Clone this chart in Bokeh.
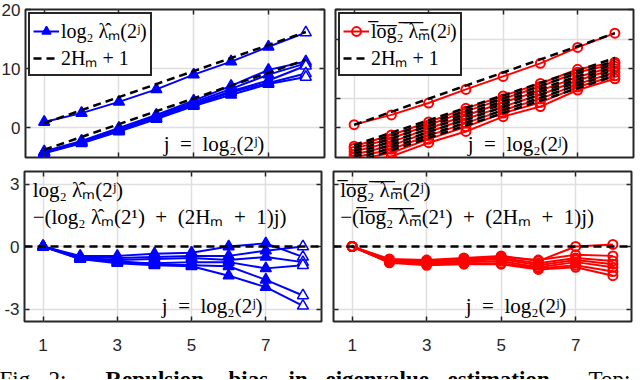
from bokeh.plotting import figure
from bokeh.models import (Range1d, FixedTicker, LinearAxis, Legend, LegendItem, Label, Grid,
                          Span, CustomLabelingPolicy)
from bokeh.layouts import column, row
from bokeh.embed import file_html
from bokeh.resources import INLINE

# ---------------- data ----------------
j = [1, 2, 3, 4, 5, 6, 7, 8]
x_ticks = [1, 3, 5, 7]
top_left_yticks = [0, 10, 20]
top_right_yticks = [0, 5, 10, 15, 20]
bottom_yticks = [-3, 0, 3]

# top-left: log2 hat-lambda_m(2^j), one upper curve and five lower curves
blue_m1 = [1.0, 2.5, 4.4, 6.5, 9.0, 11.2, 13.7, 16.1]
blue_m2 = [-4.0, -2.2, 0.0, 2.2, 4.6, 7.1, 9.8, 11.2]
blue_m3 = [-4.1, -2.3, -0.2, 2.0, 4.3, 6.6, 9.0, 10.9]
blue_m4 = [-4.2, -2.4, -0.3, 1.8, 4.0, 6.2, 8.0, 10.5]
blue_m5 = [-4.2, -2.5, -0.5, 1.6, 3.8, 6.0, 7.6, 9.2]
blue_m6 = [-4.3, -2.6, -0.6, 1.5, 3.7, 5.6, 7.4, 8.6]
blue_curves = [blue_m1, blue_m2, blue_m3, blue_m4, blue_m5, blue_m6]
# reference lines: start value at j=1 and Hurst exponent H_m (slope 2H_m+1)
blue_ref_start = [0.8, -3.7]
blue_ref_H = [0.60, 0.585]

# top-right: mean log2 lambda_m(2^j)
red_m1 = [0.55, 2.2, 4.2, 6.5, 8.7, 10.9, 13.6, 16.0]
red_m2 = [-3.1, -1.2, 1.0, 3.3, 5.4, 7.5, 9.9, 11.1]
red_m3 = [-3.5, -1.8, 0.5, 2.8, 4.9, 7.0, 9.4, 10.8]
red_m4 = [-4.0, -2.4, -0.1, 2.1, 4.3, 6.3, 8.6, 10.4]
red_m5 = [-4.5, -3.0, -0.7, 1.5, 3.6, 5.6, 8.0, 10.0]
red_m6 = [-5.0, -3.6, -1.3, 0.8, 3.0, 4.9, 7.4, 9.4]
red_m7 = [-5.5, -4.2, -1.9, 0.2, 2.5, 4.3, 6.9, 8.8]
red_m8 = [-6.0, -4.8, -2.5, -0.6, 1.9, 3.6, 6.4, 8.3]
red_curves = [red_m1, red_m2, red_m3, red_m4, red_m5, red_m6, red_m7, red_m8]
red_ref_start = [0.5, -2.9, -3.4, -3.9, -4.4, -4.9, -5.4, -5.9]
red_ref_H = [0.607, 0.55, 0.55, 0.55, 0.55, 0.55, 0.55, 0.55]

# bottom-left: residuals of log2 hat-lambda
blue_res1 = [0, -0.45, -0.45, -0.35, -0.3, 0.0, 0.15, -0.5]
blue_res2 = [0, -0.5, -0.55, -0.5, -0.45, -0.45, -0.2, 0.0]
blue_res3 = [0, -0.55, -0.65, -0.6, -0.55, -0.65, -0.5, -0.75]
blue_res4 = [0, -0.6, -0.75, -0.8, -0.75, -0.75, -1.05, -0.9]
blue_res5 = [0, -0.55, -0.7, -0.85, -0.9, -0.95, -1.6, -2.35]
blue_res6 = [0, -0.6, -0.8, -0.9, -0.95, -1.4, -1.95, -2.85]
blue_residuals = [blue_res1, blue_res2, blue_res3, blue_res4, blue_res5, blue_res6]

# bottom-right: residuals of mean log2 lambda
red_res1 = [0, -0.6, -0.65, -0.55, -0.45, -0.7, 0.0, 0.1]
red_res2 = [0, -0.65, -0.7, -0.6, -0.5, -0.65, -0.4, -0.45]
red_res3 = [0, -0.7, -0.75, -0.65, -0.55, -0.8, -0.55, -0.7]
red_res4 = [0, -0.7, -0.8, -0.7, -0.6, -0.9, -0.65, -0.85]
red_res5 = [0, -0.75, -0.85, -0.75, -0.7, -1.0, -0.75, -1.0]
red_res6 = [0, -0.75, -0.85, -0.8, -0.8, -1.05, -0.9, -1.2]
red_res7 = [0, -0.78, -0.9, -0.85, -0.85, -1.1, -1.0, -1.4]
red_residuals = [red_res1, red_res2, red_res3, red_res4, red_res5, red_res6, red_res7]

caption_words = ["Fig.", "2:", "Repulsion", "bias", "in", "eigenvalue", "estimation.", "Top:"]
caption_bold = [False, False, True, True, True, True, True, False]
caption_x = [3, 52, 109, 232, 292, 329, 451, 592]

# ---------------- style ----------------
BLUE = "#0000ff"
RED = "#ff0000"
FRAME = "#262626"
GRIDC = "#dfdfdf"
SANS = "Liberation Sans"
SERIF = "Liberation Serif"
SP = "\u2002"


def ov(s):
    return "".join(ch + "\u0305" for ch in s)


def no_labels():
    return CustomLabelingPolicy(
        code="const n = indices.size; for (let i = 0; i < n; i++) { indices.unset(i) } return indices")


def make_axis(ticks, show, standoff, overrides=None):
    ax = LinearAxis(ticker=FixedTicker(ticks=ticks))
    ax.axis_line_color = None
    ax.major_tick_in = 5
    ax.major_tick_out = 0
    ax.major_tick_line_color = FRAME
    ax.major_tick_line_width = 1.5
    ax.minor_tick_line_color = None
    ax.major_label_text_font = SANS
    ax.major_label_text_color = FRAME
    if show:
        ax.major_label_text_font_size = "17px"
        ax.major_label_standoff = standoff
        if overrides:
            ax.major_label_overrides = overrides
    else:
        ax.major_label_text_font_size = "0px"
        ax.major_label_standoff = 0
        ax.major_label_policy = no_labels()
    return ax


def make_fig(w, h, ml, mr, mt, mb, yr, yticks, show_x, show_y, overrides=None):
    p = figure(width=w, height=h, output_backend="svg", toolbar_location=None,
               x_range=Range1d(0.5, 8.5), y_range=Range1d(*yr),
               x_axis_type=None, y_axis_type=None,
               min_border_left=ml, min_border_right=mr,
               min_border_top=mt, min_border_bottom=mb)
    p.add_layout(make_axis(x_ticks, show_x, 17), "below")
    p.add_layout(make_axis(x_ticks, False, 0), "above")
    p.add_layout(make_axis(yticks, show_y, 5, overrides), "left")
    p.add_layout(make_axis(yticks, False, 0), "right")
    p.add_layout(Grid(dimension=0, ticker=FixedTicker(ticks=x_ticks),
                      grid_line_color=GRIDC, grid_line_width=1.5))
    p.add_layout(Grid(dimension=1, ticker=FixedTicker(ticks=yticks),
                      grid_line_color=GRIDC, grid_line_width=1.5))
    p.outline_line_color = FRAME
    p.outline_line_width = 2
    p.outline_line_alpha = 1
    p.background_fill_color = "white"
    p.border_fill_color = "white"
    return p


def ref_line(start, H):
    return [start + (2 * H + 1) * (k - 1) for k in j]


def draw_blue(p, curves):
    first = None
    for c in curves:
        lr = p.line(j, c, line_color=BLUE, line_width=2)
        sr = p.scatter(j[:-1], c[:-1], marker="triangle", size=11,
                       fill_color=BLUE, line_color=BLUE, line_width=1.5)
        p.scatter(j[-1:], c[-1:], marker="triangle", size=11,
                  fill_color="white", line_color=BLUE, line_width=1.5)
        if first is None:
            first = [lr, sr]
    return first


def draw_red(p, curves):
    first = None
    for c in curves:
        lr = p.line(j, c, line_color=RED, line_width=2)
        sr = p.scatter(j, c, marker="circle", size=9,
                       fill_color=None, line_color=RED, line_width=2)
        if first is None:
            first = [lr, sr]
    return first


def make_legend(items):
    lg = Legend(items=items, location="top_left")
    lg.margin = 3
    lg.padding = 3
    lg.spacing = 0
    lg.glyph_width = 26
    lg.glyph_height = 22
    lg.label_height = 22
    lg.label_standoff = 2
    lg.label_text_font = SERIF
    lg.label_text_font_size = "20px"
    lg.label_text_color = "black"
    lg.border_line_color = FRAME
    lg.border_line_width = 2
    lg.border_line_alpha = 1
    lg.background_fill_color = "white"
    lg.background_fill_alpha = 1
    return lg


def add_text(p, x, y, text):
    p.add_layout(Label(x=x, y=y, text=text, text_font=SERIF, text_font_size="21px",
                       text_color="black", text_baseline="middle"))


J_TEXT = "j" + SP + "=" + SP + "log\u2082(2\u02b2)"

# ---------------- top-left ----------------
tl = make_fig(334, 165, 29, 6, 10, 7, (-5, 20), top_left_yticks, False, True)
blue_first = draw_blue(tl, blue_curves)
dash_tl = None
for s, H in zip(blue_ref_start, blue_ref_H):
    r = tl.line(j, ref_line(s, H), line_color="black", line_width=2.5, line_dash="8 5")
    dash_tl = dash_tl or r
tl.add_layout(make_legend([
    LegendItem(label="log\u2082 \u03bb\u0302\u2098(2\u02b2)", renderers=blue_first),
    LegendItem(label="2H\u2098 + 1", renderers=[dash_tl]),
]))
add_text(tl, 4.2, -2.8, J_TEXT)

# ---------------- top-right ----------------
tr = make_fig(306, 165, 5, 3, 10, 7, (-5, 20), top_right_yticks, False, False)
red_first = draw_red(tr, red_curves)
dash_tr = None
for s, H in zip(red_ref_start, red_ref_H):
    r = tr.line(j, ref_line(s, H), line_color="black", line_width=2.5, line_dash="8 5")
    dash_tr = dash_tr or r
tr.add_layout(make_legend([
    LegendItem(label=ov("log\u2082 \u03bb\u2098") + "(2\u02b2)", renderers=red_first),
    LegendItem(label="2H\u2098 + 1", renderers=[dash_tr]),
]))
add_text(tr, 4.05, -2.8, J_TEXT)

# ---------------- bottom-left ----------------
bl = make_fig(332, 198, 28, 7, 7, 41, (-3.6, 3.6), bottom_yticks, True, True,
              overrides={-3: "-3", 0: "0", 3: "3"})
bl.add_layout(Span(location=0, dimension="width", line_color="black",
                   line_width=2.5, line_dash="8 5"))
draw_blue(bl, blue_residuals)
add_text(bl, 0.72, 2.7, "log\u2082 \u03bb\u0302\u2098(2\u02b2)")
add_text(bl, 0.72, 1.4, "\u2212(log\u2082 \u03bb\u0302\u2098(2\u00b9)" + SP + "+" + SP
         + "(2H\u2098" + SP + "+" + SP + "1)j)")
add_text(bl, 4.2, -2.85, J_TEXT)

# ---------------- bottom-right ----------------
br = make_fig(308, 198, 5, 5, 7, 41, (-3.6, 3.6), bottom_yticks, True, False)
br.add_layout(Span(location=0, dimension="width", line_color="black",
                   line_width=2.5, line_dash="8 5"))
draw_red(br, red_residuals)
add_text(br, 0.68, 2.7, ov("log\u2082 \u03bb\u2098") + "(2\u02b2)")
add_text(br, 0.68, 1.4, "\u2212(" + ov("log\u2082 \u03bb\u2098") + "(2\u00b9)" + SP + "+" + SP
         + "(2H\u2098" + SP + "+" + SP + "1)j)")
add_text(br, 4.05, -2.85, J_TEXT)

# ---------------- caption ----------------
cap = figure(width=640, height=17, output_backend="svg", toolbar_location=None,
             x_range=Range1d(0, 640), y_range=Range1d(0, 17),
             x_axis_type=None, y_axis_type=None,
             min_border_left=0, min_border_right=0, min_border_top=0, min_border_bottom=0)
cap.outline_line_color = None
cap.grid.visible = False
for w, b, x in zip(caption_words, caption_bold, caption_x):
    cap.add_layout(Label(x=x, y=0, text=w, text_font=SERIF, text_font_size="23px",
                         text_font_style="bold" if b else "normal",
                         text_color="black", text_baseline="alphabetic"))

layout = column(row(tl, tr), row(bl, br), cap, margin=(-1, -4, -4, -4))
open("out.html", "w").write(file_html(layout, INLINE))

☆ ☆ ☆ ☆ ☆ ☆ ☆

• [WORK TO BE COMPLETED]
Return the material line for line, from its beginning to the line that contains "red_ref_H = [0.607, 0.55, 0.55, 0.55, 0.55, 0.55, 0.55, 0.55]", with the pictures left out.

• [OUTPUT OF THE EXERCISE]
Clone this chart in Bokeh.
from bokeh.plotting import figure
from bokeh.models import (Range1d, FixedTicker, LinearAxis, Legend, LegendItem, Label, Grid,
                          Span, CustomLabelingPolicy)
from bokeh.layouts import column, row
from bokeh.embed import file_html
from bokeh.resources import INLINE

# ---------------- data ----------------
j = [1, 2, 3, 4, 5, 6, 7, 8]
x_ticks = [1, 3, 5, 7]
top_left_yticks = [0, 10, 20]
top_right_yticks = [0, 5, 10, 15, 20]
bottom_yticks = [-3, 0, 3]

# top-left: log2 hat-lambda_m(2^j), one upper curve and five lower curves
blue_m1 = [1.0, 2.5, 4.4, 6.5, 9.0, 11.2, 13.7, 16.1]
blue_m2 = [-4.0, -2.2, 0.0, 2.2, 4.6, 7.1, 9.8, 11.2]
blue_m3 = [-4.1, -2.3, -0.2, 2.0, 4.3, 6.6, 9.0, 10.9]
blue_m4 = [-4.2, -2.4, -0.3, 1.8, 4.0, 6.2, 8.0, 10.5]
blue_m5 = [-4.2, -2.5, -0.5, 1.6, 3.8, 6.0, 7.6, 9.2]
blue_m6 = [-4.3, -2.6, -0.6, 1.5, 3.7, 5.6, 7.4, 8.6]
blue_curves = [blue_m1, blue_m2, blue_m3, blue_m4, blue_m5, blue_m6]
# reference lines: start value at j=1 and Hurst exponent H_m (slope 2H_m+1)
blue_ref_start = [0.8, -3.7]
blue_ref_H = [0.60, 0.585]

# top-right: mean log2 lambda_m(2^j)
red_m1 = [0.55, 2.2, 4.2, 6.5, 8.7, 10.9, 13.6, 16.0]
red_m2 = [-3.1, -1.2, 1.0, 3.3, 5.4, 7.5, 9.9, 11.1]
red_m3 = [-3.5, -1.8, 0.5, 2.8, 4.9, 7.0, 9.4, 10.8]
red_m4 = [-4.0, -2.4, -0.1, 2.1, 4.3, 6.3, 8.6, 10.4]
red_m5 = [-4.5, -3.0, -0.7, 1.5, 3.6, 5.6, 8.0, 10.0]
red_m6 = [-5.0, -3.6, -1.3, 0.8, 3.0, 4.9, 7.4, 9.4]
red_m7 = [-5.5, -4.2, -1.9, 0.2, 2.5, 4.3, 6.9, 8.8]
red_m8 = [-6.0, -4.8, -2.5, -0.6, 1.9, 3.6, 6.4, 8.3]
red_curves = [red_m1, red_m2, red_m3, red_m4, red_m5, red_m6, red_m7, red_m8]
red_ref_start = [0.5, -2.9, -3.4, -3.9, -4.4, -4.9, -5.4, -5.9]
red_ref_H = [0.607, 0.55, 0.55, 0.55, 0.55, 0.55, 0.55, 0.55]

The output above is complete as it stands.